Wainstein wrote, "will yield valuable foreign intelligence
information primarily concerning non-United States persons outside
the United States."
The
procedures "would clarify that the National Security Agency
(NSA) may analyze communications metadata associated with United
States persons and persons believed to be in the United States",
Wainstein wrote.
In
October 2007, Robert Gates, the secretary of defense, signed a set of
"Supplemental Procedures" on internet metadata, including
what it could do with Americans' data linked in its contact chains.

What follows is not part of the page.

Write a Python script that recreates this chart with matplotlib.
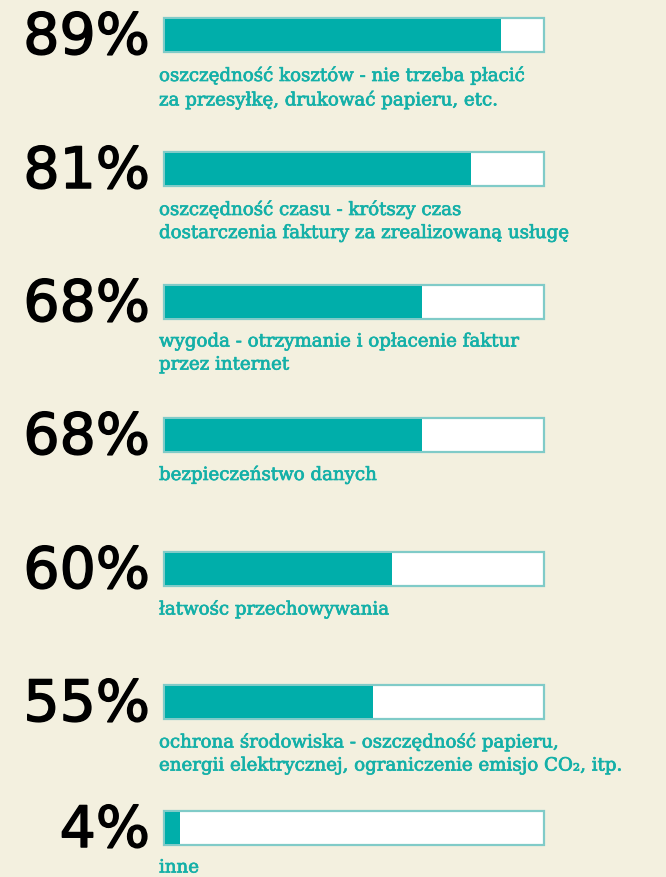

Mukasey affixed his signature to the document in January 2008.
"NSA
will continue to disseminate the results of its contact chaining and
other analysis of communications metadata in accordance with current
procedures governing the dissemination of information concerning US
persons," the document states, without detailing the "current
procedures".
It
was this program that continued for more than two years into the
Obama administration.
Turner,
the director of national intelligence spokesman, did not respond to
the Guardian's request for additional details of the metadata program
or the reasons why it was stopped.
A
senior administration official queried by the Washington Post denied
that the Obama administration was "using this program" to
"collect internet metadata in bulk", but added: "I'm
not going to say we're not collecting any internet metadata."